Material
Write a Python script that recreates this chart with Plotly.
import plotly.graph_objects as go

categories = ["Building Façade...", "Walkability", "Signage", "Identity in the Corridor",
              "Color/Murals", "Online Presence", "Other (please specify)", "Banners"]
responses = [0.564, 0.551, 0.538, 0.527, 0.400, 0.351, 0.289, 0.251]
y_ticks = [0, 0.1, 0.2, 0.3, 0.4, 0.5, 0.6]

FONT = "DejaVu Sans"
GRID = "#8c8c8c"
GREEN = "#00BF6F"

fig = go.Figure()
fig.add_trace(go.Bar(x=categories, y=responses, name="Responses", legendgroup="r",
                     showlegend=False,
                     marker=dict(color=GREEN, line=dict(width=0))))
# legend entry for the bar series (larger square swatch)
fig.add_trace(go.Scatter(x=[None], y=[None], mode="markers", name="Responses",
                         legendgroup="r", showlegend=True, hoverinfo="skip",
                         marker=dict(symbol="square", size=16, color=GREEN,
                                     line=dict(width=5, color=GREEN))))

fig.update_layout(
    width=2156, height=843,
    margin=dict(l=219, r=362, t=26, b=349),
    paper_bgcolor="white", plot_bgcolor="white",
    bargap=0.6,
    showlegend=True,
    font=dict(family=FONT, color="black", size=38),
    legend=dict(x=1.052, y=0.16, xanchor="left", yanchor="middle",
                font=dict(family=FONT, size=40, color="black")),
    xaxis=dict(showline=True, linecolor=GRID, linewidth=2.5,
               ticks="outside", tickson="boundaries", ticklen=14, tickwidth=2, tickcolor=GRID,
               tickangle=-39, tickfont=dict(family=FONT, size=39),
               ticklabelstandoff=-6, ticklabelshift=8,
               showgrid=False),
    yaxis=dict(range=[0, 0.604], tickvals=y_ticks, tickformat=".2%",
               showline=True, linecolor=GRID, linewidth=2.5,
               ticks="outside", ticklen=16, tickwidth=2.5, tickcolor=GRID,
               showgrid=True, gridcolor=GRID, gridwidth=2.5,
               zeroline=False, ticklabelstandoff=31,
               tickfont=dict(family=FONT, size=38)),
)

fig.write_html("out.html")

Prompt
Exactly repeat the lines running from the top of the listing to the line bearing "import plotly.graph_objects as go", both of those lines included, and only them.

Output of the task
Write a Python script that recreates this chart with Plotly.
import plotly.graph_objects as go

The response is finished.